Tell how many lines contain the word "seaborn". Reply with the number only.
★ ★ ★
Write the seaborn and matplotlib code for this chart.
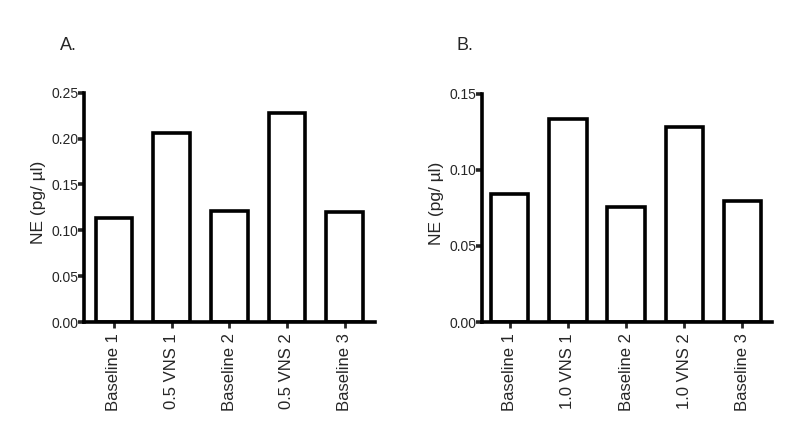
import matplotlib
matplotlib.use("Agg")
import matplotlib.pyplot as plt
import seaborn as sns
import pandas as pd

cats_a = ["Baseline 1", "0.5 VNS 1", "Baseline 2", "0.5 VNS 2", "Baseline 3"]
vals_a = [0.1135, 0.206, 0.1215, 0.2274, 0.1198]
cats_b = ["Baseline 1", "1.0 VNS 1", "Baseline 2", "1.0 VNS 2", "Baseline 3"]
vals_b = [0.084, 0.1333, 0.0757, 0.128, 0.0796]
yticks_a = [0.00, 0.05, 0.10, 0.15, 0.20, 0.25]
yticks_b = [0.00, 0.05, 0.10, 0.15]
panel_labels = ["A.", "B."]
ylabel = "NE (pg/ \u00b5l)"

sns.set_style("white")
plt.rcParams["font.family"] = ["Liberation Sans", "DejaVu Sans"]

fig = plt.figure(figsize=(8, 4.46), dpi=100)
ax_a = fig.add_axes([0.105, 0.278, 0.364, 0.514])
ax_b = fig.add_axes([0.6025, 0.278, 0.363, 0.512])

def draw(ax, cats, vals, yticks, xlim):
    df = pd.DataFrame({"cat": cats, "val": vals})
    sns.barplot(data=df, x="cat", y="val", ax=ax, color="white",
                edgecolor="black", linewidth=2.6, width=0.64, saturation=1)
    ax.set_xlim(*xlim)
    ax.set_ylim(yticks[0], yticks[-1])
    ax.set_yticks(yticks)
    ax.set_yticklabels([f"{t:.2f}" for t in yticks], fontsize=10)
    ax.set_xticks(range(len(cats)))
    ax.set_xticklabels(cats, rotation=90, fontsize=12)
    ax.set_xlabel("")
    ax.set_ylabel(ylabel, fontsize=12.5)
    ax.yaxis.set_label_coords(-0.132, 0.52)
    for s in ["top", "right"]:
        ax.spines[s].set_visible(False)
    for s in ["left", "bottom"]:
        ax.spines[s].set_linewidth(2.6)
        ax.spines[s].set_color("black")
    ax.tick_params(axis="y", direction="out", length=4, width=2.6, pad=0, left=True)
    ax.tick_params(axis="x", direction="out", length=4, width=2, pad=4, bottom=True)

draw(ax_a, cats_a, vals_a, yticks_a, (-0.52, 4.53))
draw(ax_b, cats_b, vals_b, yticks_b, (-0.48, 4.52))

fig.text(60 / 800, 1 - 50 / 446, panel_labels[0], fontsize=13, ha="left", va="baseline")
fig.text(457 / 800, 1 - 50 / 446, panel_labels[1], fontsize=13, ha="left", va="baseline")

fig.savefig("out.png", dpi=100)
★ ★ ★
- _Response for this exercise_
2